Given exercise:
Filter this data down to the lines that hold "matplotlib", and copy them.

_ _ _ _ _

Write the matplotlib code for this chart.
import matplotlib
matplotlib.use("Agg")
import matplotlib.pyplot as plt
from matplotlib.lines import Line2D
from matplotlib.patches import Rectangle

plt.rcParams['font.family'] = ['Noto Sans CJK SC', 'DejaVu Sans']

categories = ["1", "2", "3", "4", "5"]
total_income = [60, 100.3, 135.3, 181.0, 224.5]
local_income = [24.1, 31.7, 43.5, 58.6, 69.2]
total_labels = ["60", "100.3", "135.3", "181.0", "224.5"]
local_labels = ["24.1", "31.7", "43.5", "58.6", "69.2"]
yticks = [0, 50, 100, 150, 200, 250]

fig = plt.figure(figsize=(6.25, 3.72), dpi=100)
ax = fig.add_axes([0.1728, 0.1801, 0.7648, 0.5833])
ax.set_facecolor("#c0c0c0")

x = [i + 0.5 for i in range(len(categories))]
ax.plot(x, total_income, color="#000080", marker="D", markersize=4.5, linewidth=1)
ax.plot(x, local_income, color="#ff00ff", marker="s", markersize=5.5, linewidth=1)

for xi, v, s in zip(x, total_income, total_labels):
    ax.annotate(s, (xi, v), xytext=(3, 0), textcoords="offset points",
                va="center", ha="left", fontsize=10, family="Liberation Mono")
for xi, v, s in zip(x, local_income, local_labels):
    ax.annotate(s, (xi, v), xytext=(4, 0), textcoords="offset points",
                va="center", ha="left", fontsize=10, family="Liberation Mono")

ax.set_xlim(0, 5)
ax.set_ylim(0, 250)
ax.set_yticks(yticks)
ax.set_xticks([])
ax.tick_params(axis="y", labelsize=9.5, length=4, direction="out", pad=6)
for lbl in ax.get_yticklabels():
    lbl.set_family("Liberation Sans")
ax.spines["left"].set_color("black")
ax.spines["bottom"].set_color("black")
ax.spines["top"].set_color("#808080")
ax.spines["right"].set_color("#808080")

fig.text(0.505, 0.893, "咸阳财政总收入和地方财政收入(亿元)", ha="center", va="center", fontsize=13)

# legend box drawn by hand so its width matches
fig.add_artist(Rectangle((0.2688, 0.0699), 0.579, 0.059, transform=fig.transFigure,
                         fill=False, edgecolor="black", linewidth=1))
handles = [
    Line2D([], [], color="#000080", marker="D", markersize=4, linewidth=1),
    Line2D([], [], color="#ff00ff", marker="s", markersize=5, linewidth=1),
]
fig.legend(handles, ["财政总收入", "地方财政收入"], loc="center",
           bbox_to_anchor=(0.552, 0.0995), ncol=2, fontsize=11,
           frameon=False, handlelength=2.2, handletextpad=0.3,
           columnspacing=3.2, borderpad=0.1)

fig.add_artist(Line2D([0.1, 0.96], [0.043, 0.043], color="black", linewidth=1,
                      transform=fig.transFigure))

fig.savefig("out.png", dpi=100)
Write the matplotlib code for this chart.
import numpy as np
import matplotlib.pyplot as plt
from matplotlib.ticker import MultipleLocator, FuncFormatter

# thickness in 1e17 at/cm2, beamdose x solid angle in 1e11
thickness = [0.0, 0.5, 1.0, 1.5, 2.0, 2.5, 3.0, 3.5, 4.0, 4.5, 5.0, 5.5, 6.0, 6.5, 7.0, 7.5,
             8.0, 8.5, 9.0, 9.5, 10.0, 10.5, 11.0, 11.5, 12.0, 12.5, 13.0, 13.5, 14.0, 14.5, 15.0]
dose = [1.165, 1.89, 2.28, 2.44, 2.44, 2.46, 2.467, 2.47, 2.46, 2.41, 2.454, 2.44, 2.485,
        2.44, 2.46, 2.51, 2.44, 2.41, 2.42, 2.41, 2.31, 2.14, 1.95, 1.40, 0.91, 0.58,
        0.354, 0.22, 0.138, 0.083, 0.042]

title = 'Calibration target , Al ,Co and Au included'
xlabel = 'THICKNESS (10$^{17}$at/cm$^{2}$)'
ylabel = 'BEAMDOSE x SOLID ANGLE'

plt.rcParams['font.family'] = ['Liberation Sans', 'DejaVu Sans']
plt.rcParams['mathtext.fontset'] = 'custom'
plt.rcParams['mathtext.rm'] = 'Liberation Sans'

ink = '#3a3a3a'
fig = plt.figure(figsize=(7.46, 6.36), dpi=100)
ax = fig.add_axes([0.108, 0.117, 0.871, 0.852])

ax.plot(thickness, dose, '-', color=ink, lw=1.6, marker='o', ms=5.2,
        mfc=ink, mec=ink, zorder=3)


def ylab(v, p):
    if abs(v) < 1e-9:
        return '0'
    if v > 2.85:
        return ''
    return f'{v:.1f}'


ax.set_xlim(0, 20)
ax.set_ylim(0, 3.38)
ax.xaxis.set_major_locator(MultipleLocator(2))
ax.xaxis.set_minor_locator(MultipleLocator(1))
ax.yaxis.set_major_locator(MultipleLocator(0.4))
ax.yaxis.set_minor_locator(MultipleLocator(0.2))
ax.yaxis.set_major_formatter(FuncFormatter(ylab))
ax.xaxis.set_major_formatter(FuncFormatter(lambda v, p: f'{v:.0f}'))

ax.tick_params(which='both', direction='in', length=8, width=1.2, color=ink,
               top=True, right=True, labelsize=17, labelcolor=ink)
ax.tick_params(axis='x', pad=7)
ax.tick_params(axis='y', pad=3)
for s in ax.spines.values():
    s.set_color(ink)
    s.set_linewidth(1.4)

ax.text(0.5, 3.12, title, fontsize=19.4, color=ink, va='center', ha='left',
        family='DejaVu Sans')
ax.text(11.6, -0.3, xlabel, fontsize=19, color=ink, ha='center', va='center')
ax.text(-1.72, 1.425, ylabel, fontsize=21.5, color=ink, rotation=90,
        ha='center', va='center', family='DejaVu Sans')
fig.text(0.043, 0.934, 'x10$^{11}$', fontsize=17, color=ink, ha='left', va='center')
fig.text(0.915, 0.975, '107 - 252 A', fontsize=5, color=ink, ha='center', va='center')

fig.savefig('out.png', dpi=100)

_ _ _ _ _

Reply to the exercise:
Write the matplotlib code for this chart.
import matplotlib
matplotlib.use("Agg")
import matplotlib.pyplot as plt
from matplotlib.lines import Line2D
from matplotlib.patches import Rectangle
Write the matplotlib code for this chart.
import matplotlib.pyplot as plt
from matplotlib.ticker import MultipleLocator, FuncFormatter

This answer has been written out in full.